See you this summer again?!

Hi Ben,
I am replacing the six side chainplates as well as the stern two chain plates that go to the boomkin, maybe I’ll take on the lower dolphin striker like you did last year as well. I’ve removed most of the chineplate already and plan on finding out the price by next week. I have the galley riped up now too, I think it’s going to be pretty sweet with the new wood stove.
Jonathan

I reinstall my boomkin next weekend and failed to take a measurement of the distance from the transom to the top boomkin plate tang. I received SLM plates and adjusted the angle of the ‘V’ to fit the new plates, so the old holes are no longer useful as a guide. If someone happens to have this obscure distance written down or is within tapemeasure’s reach, I’d appreciate the measurement as a guideline.
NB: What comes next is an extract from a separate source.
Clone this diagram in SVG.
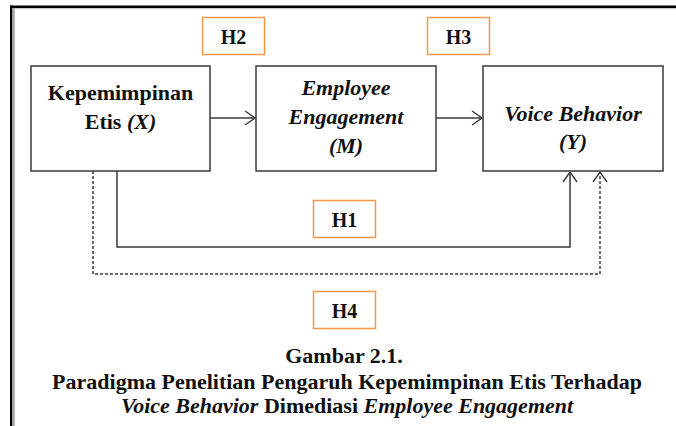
<svg xmlns="http://www.w3.org/2000/svg" width="676" height="426" viewBox="0 0 676 426">
<style>
  .box { fill: #ffffff; stroke: #3a3a3a; stroke-width: 1.5; }
  .hbox { fill: #ffffff; stroke: #f79646; stroke-width: 1.5; }
  .t { font-family: 'Liberation Serif', 'Times New Roman', serif; font-size: 22px; font-weight: bold; fill: #111111; text-anchor: middle; }
  .h { font-family: 'Liberation Serif', 'Times New Roman', serif; font-size: 20px; font-weight: bold; fill: #111111; text-anchor: middle; }
  .i { font-style: italic; }
  .ln { fill: none; stroke: #3a3a3a; stroke-width: 1.5; }
  .dash { stroke-dasharray: 3 2; }
</style>
<defs>
  <marker id="open" viewBox="0 0 12 16" refX="11" refY="8" markerWidth="12" markerHeight="16" markerUnits="userSpaceOnUse" orient="auto">
    <path d="M1 1 L11 8 L1 15" fill="none" stroke="#3a3a3a" stroke-width="1.4"/>
  </marker>
</defs>
<rect x="0" y="0" width="676" height="426" fill="#ffffff"/>
<g id="frame">
  <line x1="10" y1="6.8" x2="676" y2="6.8" stroke="#000" stroke-width="2.4"/>
  <line x1="11.2" y1="5.6" x2="11.2" y2="426" stroke="#000" stroke-width="2.4"/>
  <line x1="12.4" y1="8.6" x2="676" y2="8.6" stroke="#c0c0c0" stroke-width="1"/>
  <line x1="13.8" y1="8" x2="13.8" y2="426" stroke="#a8a8a8" stroke-width="2"/>
</g>
<g id="connectors">
  <line class="ln" x1="210" y1="118" x2="255" y2="118" marker-end="url(#open)"/>
  <line class="ln" x1="436" y1="118" x2="482" y2="118" marker-end="url(#open)"/>
  <polyline class="ln" points="117,171 117,247 570,247 570,172" marker-end="url(#open)"/>
  <polyline class="ln dash" points="93,171 93,274 600,274 600,172" marker-end="url(#open)"/>
</g>
<g id="node-x">
  <rect class="box" x="31" y="66" width="179" height="105"/>
  <text class="t" x="120.5" y="100">Kepemimpinan</text>
  <text class="t" x="120.5" y="129">Etis <tspan class="i">(X)</tspan></text>
</g>
<g id="node-m">
  <rect class="box" x="256" y="66" width="180" height="105"/>
  <text class="t i" x="346" y="95">Employee</text>
  <text class="t i" x="346" y="124">Engagement</text>
  <text class="t i" x="346" y="153">(M)</text>
</g>
<g id="node-y">
  <rect class="box" x="483" y="66" width="180" height="105"/>
  <text class="t i" x="573" y="121">Voice Behavior</text>
  <text class="t i" x="573" y="149">(Y)</text>
</g>
<g id="label-h2">
  <rect class="hbox" x="202.5" y="17.5" width="62" height="37"/>
  <text class="h" x="233.5" y="44">H2</text>
</g>
<g id="label-h3">
  <rect class="hbox" x="427.5" y="17.5" width="62" height="37"/>
  <text class="h" x="458.5" y="44">H3</text>
</g>
<g id="label-h1">
  <rect class="hbox" x="313.5" y="200.5" width="62" height="37"/>
  <text class="h" x="344.5" y="227">H1</text>
</g>
<g id="label-h4">
  <rect class="hbox" x="313.5" y="291.5" width="62" height="37"/>
  <text class="h" x="344.5" y="318">H4</text>
</g>
<g id="caption">
  <text class="t" x="344" y="363">Gambar 2.1.</text>
  <text class="t" x="347" y="389">Paradigma Penelitian Pengaruh Kepemimpinan Etis Terhadap</text>
  <text class="t" x="347" y="413"><tspan class="i">Voice Behavior</tspan> Dimediasi <tspan class="i">Employee Engagement</tspan></text>
</g>
</svg>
Changes to V’ger’s deck layout have been wholesale, and now the fun comes in making it all fit…

Warren,

I’m looking at the SLM Construction Manual and see 32 7/8" from aft most edge of transom to center of eye fitting on bottom of tang for boomkin stays (measured along centerline). And 20 1/4" from transom to the inboard edge of boomkin (measured along centerline). But I can get to my boat tomorrow for you, and get that exact measurement you are looking for, if you need that.

One issue I think will be the length of your boomkin stays, are you remaking those to fit your new boomkin, or trying to fit your boomkin to those existing stay lengths?

Ben,

Thanks very much for the info. Gotta get me one of those construction manuals. One thing different about the plates is that the SLM plates move the backstay on my boat back about 1.5". Fortunately there is enough play in the turnbuckle to compensate. I’ll be snipping the length of the boomkin stays, something on the order of 5-6 inches or so. Will wait till I reinstall the boomkin as the math required to calculate off the boat is a bit beyond the reach of my memory.